Tasting Room: Friday – Sunday, 1-6pm
Bottles for sale: Monday – Friday, 10-5pm
Donkey and Goat handcrafts their food focused wines in Berkeley with a less-is-more approach from sustainably grown grapes in the Sierra Nevada, Anderson Valley, Mendocino Ridge and more. The wines boast savory notes, earth driven minerality and bright acidity that are best enjoyed with food and friends. Their tasting room is inside the winery.

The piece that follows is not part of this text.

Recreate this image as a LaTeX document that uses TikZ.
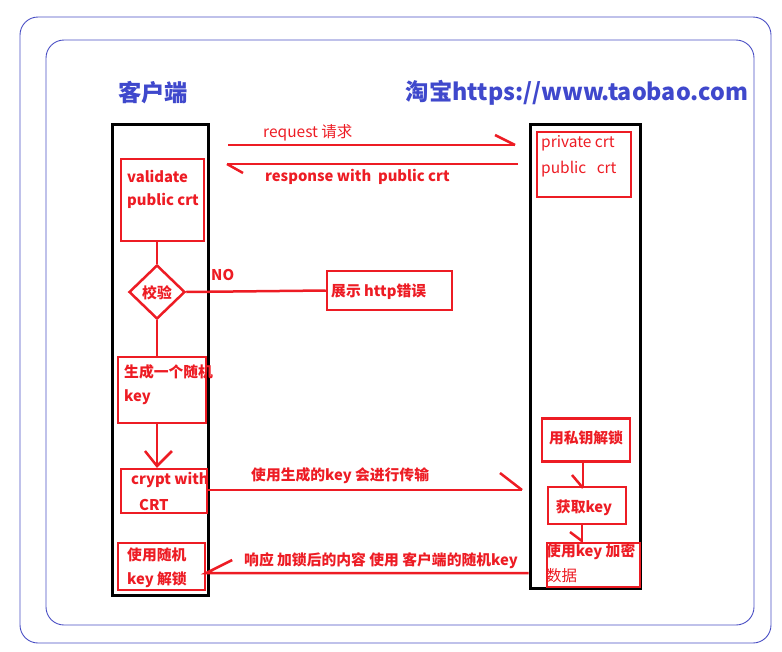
\documentclass[tikz,border=0pt]{standalone}
\usepackage{fontspec}
\usetikzlibrary{shapes.geometric}
\setmainfont{Noto Sans CJK SC}
\begin{document}
\begin{tikzpicture}[x=1pt,y=-1pt,
  redline/.style={draw=pred,line width=2.5pt},
  rbox/.style={draw=pred,line width=2.5pt,inner sep=0pt},
  lane/.style={draw=black,line width=3pt,inner sep=0pt},
  frame/.style={draw=fblue,line width=0.9pt,rounded corners=18pt},
  lbl/.style={text=pred,font=\fontsize{14.8}{16}\selectfont\bfseries,inner sep=0pt,anchor=west},
  lblthin/.style={text=pred,font=\fontsize{15.5}{17}\selectfont,inner sep=0pt,anchor=west},
  ttl/.style={text=tblue,font=\fontsize{23.3}{25}\selectfont\bfseries,inner sep=0pt}]
\definecolor{pred}{HTML}{ED1C24}
\definecolor{tblue}{HTML}{3F48CC}
\definecolor{fblue}{HTML}{4A4FC4}
\useasboundingbox (0,0) rectangle (782,651);

% outer frames
\draw[frame] (20,17) rectangle (771,643);
\draw[frame] (46,40) rectangle (754,625);

% column titles
\node[ttl] (tc) at (153,93) {客户端};
\node[ttl] (ts) at (577,93) {淘宝https://www.taobao.com};

% lanes
\node[lane,minimum width=96pt,minimum height=471pt] (cl) at (160,359.5) {};
\node[lane,minimum width=110pt,minimum height=464pt] (sv) at (585,356) {};

% client steps
\node[rbox,minimum width=83pt,minimum height=82pt] (val) at (162.5,200) {};
\node[lbl] at (127,176) {validate};
\node[lbl] at (127,201) {public crt};

\node[rbox,shape=diamond,shape aspect=1,minimum width=56pt,minimum height=54pt] (chk) at (157,292) {};
\node[lbl,anchor=center] at (157,293) {校验};

\node[rbox,minimum width=125pt,minimum height=39pt] (err) at (389.5,290.5) {};
\node[lbl] at (331,292) {展示 http错误};
\node[lbl] (no) at (211,275) {NO};

\node[rbox,minimum width=88pt,minimum height=66pt] (gen) at (162,390) {};
\node[lbl] at (124,372) {生成一个随机};
\node[lbl] at (124,397) {key};

\node[rbox,minimum width=86pt,minimum height=44pt] (cry) at (164,491) {};
\node[lbl] at (131,480) {crypt with};
\node[lbl] at (139,505) {CRT};

\node[rbox,minimum width=87pt,minimum height=47pt] (dec) at (161.5,566.5) {};
\node[lbl] at (127,555) {使用随机};
\node[lbl] at (127,580) {key 解锁};

% server steps
\node[rbox,minimum width=94pt,minimum height=65pt] (crt) at (584,164.5) {};
\node[lblthin] at (541,143) {private crt};
\node[lblthin] at (541,169) {public\ \ \ crt};

\node[rbox,minimum width=88pt,minimum height=43pt] (unl) at (586,440) {};
\node[lbl,anchor=center] at (586,438) {用私钥解锁};

\node[rbox,minimum width=78pt,minimum height=37pt] (gk) at (587,505.5) {};
\node[lbl,anchor=center] at (584,508) {获取key};

\node[rbox,minimum width=93pt,minimum height=44pt] (enc) at (593.5,565) {};
\node[lbl] at (546,552) {使用key 加密};
\node[lblthin] at (546,576) {数据};

% connector end points
\coordinate (reqS) at (228,145);
\coordinate (reqE) at (515,145);
\coordinate (resS) at (518,164);
\coordinate (resE) at (227,164);
\coordinate (keyE) at (522,490);
\coordinate (ansS) at (sv.west |- 0,573);

% messages
\draw[redline] (reqS) -- (reqE);
\draw[redline] (reqE) -- ++(-20,-10);
\node[lblthin] at (263,133) {request 请求};

\draw[redline] (resS) -- (resE);
\draw[redline] (resE) -- ++(16,9);
\node[lbl] at (265,177) {response with\ \ public crt};

\draw[redline] (cry.east |- keyE) -- (keyE);
\draw[redline] (keyE) -- ++(-22,-17);
\node[lbl] at (251,476) {使用生成的key 会进行传输};

\draw[redline] (ansS) -- (dec.east |- ansS) -- ++(26,-13);
\node[lbl] at (244,561) {响应 加锁后的内容 使用 客户端的随机key};

% client flow
\draw[redline] (val.south -| chk.north) -- (chk.north);
\draw[redline] (chk.east) -- (err.west);
\draw[redline] (chk.south) -- (gen.north -| chk.south);
\draw[redline] (gen.south -| chk.south) -- (157,466);
\draw[redline] (145,451) -- (157,466) -- (172,451);

% server flow
\draw[redline] (unl.south -| 583,0) -- (gk.north -| 583,0);
\draw[redline] (572,475) -- (583,488);
\draw[redline] (gk.south -| 582,0) -- (enc.north -| 582,0);
\draw[redline] (570,532) -- (582,541);
\end{tikzpicture}
\end{document}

In 2001, Tracey and Jared Brandt left the tech world to work in France for Eric Texier in the Rhone Valley. It was there that they learned "natural" winemaking - a philosophy that uses organically or biodynamically farmed grapes, minimal or no sulfur, natural yeast that occurs in the air, no additives (there are 60 that can be added to wine and not listed on an ingredients label), and is generally "non-interventionist". It is rarely filtered, and never heat/cool stabilized.
In an about-face from their previous 21st century careers, Jared and Tracey opened a winery, embarking on an enterprise with one of the longest histories in existence. Pioneers in the American natural wine movement, they don't even use plastic bins which are ubiquitous in wineries, opting instead to use concrete, clay, or wood.
They founded Donkey and Goat in 2004 and are now located in what is known as the hub for natural wine in downtown West Berkeley, where no less than five wineries (all with tasting rooms) have joined them, all espousing a similar philosophy and all banking on the synergy of having kindred spirits close-by. True to their French education, they produce several Rhone varietals, but check out the website for a broad assortment of wines of all colors that taste "alive".